Objective - Identify the lines holding "chart" and copy them.

Provided entries -
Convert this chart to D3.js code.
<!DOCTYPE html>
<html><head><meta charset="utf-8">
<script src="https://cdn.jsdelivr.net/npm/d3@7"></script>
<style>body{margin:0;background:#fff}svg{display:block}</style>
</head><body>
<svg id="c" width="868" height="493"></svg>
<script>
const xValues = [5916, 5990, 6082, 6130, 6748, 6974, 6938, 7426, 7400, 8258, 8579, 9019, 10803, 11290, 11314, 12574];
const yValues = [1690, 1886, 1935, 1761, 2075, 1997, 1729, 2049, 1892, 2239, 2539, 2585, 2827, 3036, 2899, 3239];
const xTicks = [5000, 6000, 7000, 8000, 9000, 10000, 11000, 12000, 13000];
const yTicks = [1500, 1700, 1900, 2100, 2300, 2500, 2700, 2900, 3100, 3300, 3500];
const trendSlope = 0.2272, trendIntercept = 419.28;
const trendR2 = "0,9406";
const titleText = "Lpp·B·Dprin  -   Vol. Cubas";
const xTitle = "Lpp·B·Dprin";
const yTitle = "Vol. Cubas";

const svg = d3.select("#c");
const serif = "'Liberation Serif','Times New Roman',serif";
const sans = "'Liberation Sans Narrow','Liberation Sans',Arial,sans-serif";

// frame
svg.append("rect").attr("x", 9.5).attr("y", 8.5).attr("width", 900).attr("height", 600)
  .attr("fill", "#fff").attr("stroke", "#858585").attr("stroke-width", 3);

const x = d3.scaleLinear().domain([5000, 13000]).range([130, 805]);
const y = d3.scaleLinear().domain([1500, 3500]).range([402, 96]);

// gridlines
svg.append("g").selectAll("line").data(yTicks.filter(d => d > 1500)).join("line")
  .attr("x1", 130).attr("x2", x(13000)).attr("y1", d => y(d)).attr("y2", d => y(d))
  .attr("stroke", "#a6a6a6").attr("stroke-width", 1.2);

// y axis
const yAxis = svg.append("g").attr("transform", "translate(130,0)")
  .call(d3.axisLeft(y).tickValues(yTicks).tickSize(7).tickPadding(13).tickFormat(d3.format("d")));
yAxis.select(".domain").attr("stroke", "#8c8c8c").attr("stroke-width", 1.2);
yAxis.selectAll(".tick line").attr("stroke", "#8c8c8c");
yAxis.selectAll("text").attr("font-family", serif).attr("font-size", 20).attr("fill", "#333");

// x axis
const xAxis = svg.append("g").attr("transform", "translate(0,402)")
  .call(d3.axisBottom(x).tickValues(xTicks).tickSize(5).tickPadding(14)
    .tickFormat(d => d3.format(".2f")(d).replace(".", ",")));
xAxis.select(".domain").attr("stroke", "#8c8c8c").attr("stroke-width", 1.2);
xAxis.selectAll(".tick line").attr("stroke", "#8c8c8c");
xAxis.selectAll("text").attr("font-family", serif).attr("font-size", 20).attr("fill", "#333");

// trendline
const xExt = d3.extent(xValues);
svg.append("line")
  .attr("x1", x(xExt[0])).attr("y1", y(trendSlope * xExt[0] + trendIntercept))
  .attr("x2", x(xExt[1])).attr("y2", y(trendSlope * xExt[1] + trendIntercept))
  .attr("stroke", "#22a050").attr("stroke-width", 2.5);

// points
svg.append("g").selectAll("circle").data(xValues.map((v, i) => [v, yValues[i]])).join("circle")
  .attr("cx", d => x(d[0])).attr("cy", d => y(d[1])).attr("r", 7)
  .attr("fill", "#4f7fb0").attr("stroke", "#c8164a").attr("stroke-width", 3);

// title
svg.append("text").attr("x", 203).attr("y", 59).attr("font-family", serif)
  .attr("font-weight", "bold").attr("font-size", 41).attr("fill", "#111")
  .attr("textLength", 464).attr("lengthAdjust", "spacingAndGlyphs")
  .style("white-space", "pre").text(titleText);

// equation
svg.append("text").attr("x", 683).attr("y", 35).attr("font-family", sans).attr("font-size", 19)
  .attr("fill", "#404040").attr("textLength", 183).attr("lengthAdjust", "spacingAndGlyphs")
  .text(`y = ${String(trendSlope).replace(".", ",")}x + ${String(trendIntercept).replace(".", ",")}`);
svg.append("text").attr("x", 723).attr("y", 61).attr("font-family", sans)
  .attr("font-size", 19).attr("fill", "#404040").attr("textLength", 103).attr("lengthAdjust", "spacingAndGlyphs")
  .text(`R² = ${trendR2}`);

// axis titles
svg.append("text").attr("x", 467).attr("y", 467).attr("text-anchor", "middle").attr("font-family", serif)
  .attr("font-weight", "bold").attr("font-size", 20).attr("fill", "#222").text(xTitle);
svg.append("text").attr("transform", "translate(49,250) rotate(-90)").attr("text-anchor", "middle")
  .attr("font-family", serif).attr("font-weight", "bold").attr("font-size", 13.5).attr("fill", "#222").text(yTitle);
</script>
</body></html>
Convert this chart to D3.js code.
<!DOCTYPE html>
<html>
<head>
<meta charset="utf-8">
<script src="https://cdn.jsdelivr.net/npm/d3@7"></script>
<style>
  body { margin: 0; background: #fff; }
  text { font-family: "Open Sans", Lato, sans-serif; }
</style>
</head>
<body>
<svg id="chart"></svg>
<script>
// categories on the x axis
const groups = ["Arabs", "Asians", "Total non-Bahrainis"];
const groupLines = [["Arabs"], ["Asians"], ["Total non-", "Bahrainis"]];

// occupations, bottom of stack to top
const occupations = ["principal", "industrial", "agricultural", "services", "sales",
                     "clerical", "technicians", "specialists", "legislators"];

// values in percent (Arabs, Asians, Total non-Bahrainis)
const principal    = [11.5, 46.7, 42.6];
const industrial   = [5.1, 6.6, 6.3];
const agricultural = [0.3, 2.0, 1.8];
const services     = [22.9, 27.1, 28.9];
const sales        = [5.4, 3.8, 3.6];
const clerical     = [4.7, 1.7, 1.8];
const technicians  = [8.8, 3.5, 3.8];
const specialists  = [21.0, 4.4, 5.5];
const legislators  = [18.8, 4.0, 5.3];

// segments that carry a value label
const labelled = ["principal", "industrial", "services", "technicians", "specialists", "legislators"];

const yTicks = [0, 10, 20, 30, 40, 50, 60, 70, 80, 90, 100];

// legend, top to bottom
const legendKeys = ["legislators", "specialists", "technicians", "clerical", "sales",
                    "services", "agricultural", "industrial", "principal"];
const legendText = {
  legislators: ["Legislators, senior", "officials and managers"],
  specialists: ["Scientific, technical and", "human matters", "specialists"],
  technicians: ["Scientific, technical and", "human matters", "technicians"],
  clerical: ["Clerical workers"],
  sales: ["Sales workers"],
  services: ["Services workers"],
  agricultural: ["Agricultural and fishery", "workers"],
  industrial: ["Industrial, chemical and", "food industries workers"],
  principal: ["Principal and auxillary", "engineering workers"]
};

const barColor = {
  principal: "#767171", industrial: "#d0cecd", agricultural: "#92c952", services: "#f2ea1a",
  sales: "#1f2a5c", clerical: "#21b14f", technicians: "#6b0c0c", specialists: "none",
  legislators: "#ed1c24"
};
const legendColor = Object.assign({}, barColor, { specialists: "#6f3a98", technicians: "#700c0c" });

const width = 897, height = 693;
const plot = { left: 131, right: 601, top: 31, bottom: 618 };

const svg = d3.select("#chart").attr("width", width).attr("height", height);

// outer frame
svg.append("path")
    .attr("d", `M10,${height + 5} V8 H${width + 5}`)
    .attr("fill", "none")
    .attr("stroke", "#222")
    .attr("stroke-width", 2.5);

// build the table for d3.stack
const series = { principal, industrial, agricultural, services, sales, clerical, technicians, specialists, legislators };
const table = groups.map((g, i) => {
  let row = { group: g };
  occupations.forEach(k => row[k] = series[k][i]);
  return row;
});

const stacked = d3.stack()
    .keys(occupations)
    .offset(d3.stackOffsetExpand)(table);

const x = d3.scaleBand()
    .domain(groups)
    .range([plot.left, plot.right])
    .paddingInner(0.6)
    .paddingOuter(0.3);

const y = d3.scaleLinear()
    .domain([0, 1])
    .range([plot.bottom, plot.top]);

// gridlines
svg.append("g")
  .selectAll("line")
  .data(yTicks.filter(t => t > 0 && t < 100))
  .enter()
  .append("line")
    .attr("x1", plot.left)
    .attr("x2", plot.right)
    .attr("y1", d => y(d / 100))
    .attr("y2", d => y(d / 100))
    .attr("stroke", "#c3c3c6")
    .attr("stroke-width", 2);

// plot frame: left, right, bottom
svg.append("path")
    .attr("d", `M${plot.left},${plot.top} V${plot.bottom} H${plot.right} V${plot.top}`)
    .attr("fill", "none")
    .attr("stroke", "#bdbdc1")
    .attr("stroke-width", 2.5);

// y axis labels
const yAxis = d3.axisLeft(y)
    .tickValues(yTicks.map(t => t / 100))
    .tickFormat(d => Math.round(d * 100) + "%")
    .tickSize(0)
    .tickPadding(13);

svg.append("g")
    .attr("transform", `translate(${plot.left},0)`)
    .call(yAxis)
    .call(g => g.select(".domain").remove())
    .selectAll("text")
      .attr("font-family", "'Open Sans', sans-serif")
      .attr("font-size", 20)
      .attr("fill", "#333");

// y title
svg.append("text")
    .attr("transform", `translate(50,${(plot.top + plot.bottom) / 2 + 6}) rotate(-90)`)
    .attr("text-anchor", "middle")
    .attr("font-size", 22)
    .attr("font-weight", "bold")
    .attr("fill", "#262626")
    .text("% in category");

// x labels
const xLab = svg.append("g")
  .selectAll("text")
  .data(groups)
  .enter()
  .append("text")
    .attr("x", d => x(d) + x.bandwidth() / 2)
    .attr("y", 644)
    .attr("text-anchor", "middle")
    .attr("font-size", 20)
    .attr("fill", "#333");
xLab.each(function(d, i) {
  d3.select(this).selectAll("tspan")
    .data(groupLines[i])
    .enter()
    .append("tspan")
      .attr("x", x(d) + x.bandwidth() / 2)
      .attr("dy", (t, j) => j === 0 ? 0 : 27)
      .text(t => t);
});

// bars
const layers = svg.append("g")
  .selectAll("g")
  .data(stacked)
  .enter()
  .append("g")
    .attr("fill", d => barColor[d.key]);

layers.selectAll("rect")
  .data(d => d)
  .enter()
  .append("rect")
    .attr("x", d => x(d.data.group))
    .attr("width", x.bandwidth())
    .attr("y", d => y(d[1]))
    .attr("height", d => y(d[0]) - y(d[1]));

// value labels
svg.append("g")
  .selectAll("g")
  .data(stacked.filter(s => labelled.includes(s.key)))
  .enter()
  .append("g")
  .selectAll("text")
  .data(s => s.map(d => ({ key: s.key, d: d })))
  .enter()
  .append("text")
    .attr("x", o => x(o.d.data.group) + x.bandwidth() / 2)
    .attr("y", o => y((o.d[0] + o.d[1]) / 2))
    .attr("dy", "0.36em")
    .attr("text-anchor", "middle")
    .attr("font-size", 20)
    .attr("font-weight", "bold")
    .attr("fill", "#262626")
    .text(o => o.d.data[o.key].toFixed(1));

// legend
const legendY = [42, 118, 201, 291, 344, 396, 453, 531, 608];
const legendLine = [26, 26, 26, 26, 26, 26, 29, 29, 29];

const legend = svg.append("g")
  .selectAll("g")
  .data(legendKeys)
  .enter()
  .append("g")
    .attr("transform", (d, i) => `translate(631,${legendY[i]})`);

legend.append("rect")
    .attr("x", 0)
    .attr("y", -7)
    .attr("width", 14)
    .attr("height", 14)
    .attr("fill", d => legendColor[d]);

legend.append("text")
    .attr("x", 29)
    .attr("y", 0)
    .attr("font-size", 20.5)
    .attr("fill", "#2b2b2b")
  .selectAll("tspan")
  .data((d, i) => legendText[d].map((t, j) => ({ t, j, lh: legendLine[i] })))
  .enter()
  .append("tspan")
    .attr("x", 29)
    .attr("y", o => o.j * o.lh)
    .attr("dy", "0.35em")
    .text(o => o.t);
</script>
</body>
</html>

Solution to this task -
Convert this chart to D3.js code.
Convert this chart to D3.js code.
<svg id="chart"></svg>
const svg = d3.select("#chart").attr("width", width).attr("height", height);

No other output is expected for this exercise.